Gov. John Kasich’s school funding plan tackles growing disparity between poor and wealthy school districts and allows Ohio students living in poverty to attend private schools with state dollars, while boosting overall state funding for public schools.
Kasich rolled out his school funding formula and other education policies Thursday to school superintendents attending a conference north of Columbus and statewide through a “virtual townhall meeting."
Kasich said school districts will receive at least as much money for the next two years as they did this year. Kasich’s budget proposal boosts state aid by$1.2 billion over two years including $548 million more for base funding for school districts.
About 11 percent of the funding comes from state lottery profits and the rest from general revenue funds, which Kasich said is the product of an improved state economy.

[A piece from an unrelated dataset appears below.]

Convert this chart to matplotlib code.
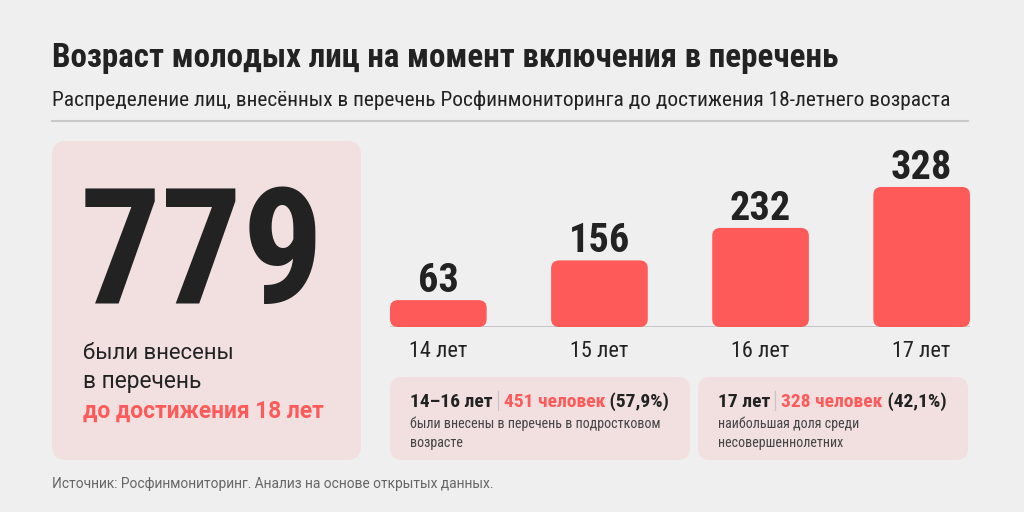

“No one’s going to lose in this proposal, and this has happened because we’ve been good stewards,” Kasich said.
Kasich’s office did not release specific numbers for how the formula affects individual districts. A Kasich spokesman said district breakdowns will likely be available late next week.
“There’s no trap doors — there’s no way to take from one and give to another,” Kasich said.
Michelle Prater, spokeswoman for the Ohio Education Association, said the teachers union doesn’t want to comment until the exact appropriations are known. The OEA, Democrats, school district superintendents and others have lamented the $1.8 billion in state and federal funding Ohio schools lost in the last two-year budget.
“It’s clear this upcoming budget proposal doesn’t restore budget cuts from the previous cycle that were detrimental to Ohio students at the local level,” Prater said. “And look no further than your newspaper or the local school levies on the ballot.”
The new formula does provide relief for districts where property values don’t generate much local revenue as wealthier districts. Barb Mattei-Smith, Kasich’s assistant policy director for education, said a 20-mill levy only generates $900 per pupil in the state’s poorest district, but the same 20-mill levy generates $1,400 per pupil in the state’s wealthiest district.
The base funding formula aims to equalize school districts of varying wealth by providing the difference between what 20 mills generates in a district and what it would generate if it had a $250,000 per-pupil property tax base. Poorer school districts would receive additional funding based 50 percent on a district property wealth and 50 percent on personal income wealth.
“If you live in a district that has greater wealth, we’re going to expect you to help yourself,” Kasich said in the Thursday night town hall meeting.
Kasich proposed several new programs outside of the school funding formula, including $300 million in one-time grants for innovations that lead to cost-reductions.
The voucher program would provide $8.5 million in fiscal year 2014 and $17 million in fiscal year 2015 from a separate fund and would not be deducted from school districts. Students in households below 200 percent of federal poverty level — a family of four making $46,100 or less in 2012 — would be eligible.
Students entering kindergarten would be eligible in the first year and the program would expand to first grade and kindergarten in 2014-15. Vouchers would also be offered to students in schools that fail to pass third-graders who read at grade level.
The vouchers would be paid from a separate fund and would not be deducted from school districts.
Currently, Ohio offers private school vouchers to students attending chronically low-performing schools through the EdChoice program. EdChoice vouchers cover $4,250 for elementary and middle school students and $5,000 for high school students, a portion of what public schools receive per student.
Sen. Peggy Lehner, R-Kettering, said the voucher program needs a closer look because it could be costly to sustain. Lehner, who chairs the Senate Education Committee, said Kasich’s plan seems constitutional.
“The devil’s in the details but from what I’ve seen, the details that I do know, I like that I see,” Lehner said. “I think it’s going to drive considerable more money into the schools — exactly how much, we’ll see what the spreadsheets say.”
The proposal does not change the state’s guarantee provision that ensures each school district does not receive less state aid than the previous year. Kasich said guarantees are political and asked superintendents to think about how to change them.
“Some school districts have seen their populations drop in half but have continued to see their funding go up,” Kasich said. “It gives us a fairly equal base to build on meeting the needs of our individual students,” Mattei-Smith said. “Many of our students come into the classroom with challenges that exist beyond what can be dealt with just the daily activities of the teachers. Our teachers need more support, our students may need more support.”
Dick Ross, Kasich’s director of 21st century education, said guarantee funding was kept in place as school districts “wean themselves off” state aid to replace revenues lost from phased-out taxes.
“It’s not a school funding plan; it’s an educational improvement plan,” Ross said.